### GIVEN INFORMATION
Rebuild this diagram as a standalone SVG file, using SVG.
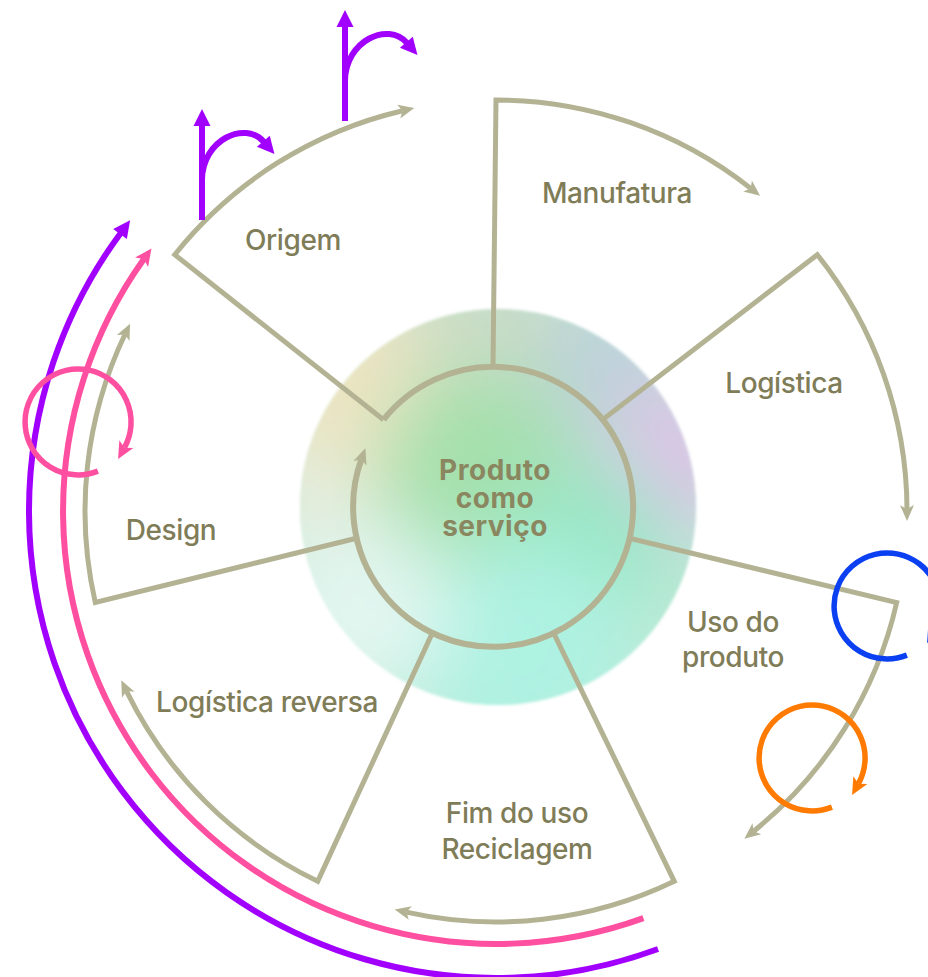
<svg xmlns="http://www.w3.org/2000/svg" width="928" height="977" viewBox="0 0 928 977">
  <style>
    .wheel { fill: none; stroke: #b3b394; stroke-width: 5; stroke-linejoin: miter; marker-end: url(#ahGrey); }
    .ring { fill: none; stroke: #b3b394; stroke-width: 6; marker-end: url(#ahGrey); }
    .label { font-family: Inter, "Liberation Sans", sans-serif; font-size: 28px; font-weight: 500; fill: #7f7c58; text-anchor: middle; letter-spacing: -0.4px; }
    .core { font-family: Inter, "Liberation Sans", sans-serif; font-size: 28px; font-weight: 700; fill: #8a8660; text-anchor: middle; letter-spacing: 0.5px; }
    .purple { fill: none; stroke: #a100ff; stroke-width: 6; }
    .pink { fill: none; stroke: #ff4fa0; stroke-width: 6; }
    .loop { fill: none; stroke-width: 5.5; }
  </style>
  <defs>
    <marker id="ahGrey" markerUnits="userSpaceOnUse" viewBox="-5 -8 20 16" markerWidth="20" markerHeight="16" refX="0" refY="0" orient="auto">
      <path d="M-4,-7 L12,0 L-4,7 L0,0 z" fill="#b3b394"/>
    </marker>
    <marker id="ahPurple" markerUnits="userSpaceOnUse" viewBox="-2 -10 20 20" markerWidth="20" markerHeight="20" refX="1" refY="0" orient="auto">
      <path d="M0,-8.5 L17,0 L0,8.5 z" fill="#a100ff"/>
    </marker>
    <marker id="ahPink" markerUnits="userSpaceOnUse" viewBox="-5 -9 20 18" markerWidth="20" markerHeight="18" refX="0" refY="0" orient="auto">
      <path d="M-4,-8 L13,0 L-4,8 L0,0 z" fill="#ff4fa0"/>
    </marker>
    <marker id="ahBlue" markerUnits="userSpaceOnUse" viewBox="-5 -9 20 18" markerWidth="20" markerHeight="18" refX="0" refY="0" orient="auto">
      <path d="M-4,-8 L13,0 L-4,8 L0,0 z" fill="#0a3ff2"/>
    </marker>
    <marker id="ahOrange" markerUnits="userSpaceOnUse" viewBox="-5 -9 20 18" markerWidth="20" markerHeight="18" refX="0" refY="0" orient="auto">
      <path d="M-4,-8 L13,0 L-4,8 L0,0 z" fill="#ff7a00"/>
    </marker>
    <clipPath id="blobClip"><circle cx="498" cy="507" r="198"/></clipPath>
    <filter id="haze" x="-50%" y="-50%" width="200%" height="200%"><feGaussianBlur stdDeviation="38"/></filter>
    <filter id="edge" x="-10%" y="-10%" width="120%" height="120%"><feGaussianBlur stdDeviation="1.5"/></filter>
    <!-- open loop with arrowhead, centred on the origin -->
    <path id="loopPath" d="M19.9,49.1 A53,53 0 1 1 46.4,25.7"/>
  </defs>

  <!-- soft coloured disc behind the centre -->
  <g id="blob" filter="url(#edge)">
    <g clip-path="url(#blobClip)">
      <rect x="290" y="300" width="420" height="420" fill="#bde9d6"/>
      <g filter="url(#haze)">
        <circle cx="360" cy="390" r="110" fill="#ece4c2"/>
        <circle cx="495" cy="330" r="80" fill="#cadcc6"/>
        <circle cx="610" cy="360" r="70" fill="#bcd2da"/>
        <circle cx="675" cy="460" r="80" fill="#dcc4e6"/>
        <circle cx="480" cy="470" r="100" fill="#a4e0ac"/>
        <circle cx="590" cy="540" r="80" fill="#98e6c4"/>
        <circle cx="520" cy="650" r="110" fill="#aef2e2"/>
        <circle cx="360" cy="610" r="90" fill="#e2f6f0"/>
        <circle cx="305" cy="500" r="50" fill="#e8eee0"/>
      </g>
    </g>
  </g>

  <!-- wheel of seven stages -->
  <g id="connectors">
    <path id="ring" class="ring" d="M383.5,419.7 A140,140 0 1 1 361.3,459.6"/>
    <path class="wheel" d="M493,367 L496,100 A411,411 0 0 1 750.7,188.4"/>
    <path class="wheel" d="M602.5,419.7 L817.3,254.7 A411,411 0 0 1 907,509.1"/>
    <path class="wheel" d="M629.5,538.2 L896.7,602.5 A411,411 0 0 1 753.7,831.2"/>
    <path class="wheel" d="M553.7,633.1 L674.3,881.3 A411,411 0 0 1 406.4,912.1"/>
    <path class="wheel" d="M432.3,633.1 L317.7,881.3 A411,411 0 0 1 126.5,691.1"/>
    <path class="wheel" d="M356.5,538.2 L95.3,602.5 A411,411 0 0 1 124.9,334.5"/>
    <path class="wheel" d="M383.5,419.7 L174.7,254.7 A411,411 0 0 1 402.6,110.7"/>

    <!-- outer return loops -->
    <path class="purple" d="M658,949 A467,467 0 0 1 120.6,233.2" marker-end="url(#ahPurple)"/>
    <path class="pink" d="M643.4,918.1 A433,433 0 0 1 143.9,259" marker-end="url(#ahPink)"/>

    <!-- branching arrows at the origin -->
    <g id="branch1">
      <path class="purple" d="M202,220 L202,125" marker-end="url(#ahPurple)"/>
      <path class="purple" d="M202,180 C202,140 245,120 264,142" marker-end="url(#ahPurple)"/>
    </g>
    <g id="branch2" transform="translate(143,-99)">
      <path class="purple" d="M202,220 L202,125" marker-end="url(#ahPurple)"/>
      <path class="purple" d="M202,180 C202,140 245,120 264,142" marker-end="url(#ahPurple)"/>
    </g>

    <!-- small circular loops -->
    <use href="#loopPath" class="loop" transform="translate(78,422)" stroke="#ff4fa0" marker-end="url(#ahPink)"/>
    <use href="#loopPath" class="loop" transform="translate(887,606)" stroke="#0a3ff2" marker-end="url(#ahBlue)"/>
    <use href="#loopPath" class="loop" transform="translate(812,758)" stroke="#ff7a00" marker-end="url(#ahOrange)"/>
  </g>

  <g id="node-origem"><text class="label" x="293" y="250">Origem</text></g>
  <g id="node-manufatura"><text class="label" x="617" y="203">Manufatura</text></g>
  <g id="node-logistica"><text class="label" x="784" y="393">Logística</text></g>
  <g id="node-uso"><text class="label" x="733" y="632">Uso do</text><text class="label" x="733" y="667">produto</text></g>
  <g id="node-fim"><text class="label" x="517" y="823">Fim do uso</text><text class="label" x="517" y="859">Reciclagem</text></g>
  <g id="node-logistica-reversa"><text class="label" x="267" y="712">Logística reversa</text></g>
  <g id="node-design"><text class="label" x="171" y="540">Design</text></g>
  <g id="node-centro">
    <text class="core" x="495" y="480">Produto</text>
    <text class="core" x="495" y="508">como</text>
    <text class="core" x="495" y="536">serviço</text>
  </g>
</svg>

### TASK DIRECTIONS
Copy out all of the material exactly as written, without its pictures.

### TASK SOLUTION
Rebuild this diagram as a standalone SVG file, using SVG.
<svg xmlns="http://www.w3.org/2000/svg" width="928" height="977" viewBox="0 0 928 977">
  <style>
    .wheel { fill: none; stroke: #b3b394; stroke-width: 5; stroke-linejoin: miter; marker-end: url(#ahGrey); }
    .ring { fill: none; stroke: #b3b394; stroke-width: 6; marker-end: url(#ahGrey); }
    .label { font-family: Inter, "Liberation Sans", sans-serif; font-size: 28px; font-weight: 500; fill: #7f7c58; text-anchor: middle; letter-spacing: -0.4px; }
    .core { font-family: Inter, "Liberation Sans", sans-serif; font-size: 28px; font-weight: 700; fill: #8a8660; text-anchor: middle; letter-spacing: 0.5px; }
    .purple { fill: none; stroke: #a100ff; stroke-width: 6; }
    .pink { fill: none; stroke: #ff4fa0; stroke-width: 6; }
    .loop { fill: none; stroke-width: 5.5; }
  </style>
  <defs>
    <marker id="ahGrey" markerUnits="userSpaceOnUse" viewBox="-5 -8 20 16" markerWidth="20" markerHeight="16" refX="0" refY="0" orient="auto">
      <path d="M-4,-7 L12,0 L-4,7 L0,0 z" fill="#b3b394"/>
    </marker>
    <marker id="ahPurple" markerUnits="userSpaceOnUse" viewBox="-2 -10 20 20" markerWidth="20" markerHeight="20" refX="1" refY="0" orient="auto">
      <path d="M0,-8.5 L17,0 L0,8.5 z" fill="#a100ff"/>
    </marker>
    <marker id="ahPink" markerUnits="userSpaceOnUse" viewBox="-5 -9 20 18" markerWidth="20" markerHeight="18" refX="0" refY="0" orient="auto">
      <path d="M-4,-8 L13,0 L-4,8 L0,0 z" fill="#ff4fa0"/>
    </marker>
    <marker id="ahBlue" markerUnits="userSpaceOnUse" viewBox="-5 -9 20 18" markerWidth="20" markerHeight="18" refX="0" refY="0" orient="auto">
      <path d="M-4,-8 L13,0 L-4,8 L0,0 z" fill="#0a3ff2"/>
    </marker>
    <marker id="ahOrange" markerUnits="userSpaceOnUse" viewBox="-5 -9 20 18" markerWidth="20" markerHeight="18" refX="0" refY="0" orient="auto">
      <path d="M-4,-8 L13,0 L-4,8 L0,0 z" fill="#ff7a00"/>
    </marker>
    <clipPath id="blobClip"><circle cx="498" cy="507" r="198"/></clipPath>
    <filter id="haze" x="-50%" y="-50%" width="200%" height="200%"><feGaussianBlur stdDeviation="38"/></filter>
    <filter id="edge" x="-10%" y="-10%" width="120%" height="120%"><feGaussianBlur stdDeviation="1.5"/></filter>
    <!-- open loop with arrowhead, centred on the origin -->
    <path id="loopPath" d="M19.9,49.1 A53,53 0 1 1 46.4,25.7"/>
  </defs>

  <!-- soft coloured disc behind the centre -->
  <g id="blob" filter="url(#edge)">
    <g clip-path="url(#blobClip)">
      <rect x="290" y="300" width="420" height="420" fill="#bde9d6"/>
      <g filter="url(#haze)">
        <circle cx="360" cy="390" r="110" fill="#ece4c2"/>
        <circle cx="495" cy="330" r="80" fill="#cadcc6"/>
        <circle cx="610" cy="360" r="70" fill="#bcd2da"/>
        <circle cx="675" cy="460" r="80" fill="#dcc4e6"/>
        <circle cx="480" cy="470" r="100" fill="#a4e0ac"/>
        <circle cx="590" cy="540" r="80" fill="#98e6c4"/>
        <circle cx="520" cy="650" r="110" fill="#aef2e2"/>
        <circle cx="360" cy="610" r="90" fill="#e2f6f0"/>
        <circle cx="305" cy="500" r="50" fill="#e8eee0"/>
      </g>
    </g>
  </g>

  <!-- wheel of seven stages -->
  <g id="connectors">
    <path id="ring" class="ring" d="M383.5,419.7 A140,140 0 1 1 361.3,459.6"/>
    <path class="wheel" d="M493,367 L496,100 A411,411 0 0 1 750.7,188.4"/>
    <path class="wheel" d="M602.5,419.7 L817.3,254.7 A411,411 0 0 1 907,509.1"/>
    <path class="wheel" d="M629.5,538.2 L896.7,602.5 A411,411 0 0 1 753.7,831.2"/>
    <path class="wheel" d="M553.7,633.1 L674.3,881.3 A411,411 0 0 1 406.4,912.1"/>
    <path class="wheel" d="M432.3,633.1 L317.7,881.3 A411,411 0 0 1 126.5,691.1"/>
    <path class="wheel" d="M356.5,538.2 L95.3,602.5 A411,411 0 0 1 124.9,334.5"/>
    <path class="wheel" d="M383.5,419.7 L174.7,254.7 A411,411 0 0 1 402.6,110.7"/>

    <!-- outer return loops -->
    <path class="purple" d="M658,949 A467,467 0 0 1 120.6,233.2" marker-end="url(#ahPurple)"/>
    <path class="pink" d="M643.4,918.1 A433,433 0 0 1 143.9,259" marker-end="url(#ahPink)"/>

    <!-- branching arrows at the origin -->
    <g id="branch1">
      <path class="purple" d="M202,220 L202,125" marker-end="url(#ahPurple)"/>
      <path class="purple" d="M202,180 C202,140 245,120 264,142" marker-end="url(#ahPurple)"/>
    </g>
    <g id="branch2" transform="translate(143,-99)">
      <path class="purple" d="M202,220 L202,125" marker-end="url(#ahPurple)"/>
      <path class="purple" d="M202,180 C202,140 245,120 264,142" marker-end="url(#ahPurple)"/>
    </g>

    <!-- small circular loops -->
    <use href="#loopPath" class="loop" transform="translate(78,422)" stroke="#ff4fa0" marker-end="url(#ahPink)"/>
    <use href="#loopPath" class="loop" transform="translate(887,606)" stroke="#0a3ff2" marker-end="url(#ahBlue)"/>
    <use href="#loopPath" class="loop" transform="translate(812,758)" stroke="#ff7a00" marker-end="url(#ahOrange)"/>
  </g>

  <g id="node-origem"><text class="label" x="293" y="250">Origem</text></g>
  <g id="node-manufatura"><text class="label" x="617" y="203">Manufatura</text></g>
  <g id="node-logistica"><text class="label" x="784" y="393">Logística</text></g>
  <g id="node-uso"><text class="label" x="733" y="632">Uso do</text><text class="label" x="733" y="667">produto</text></g>
  <g id="node-fim"><text class="label" x="517" y="823">Fim do uso</text><text class="label" x="517" y="859">Reciclagem</text></g>
  <g id="node-logistica-reversa"><text class="label" x="267" y="712">Logística reversa</text></g>
  <g id="node-design"><text class="label" x="171" y="540">Design</text></g>
  <g id="node-centro">
    <text class="core" x="495" y="480">Produto</text>
    <text class="core" x="495" y="508">como</text>
    <text class="core" x="495" y="536">serviço</text>
  </g>
</svg>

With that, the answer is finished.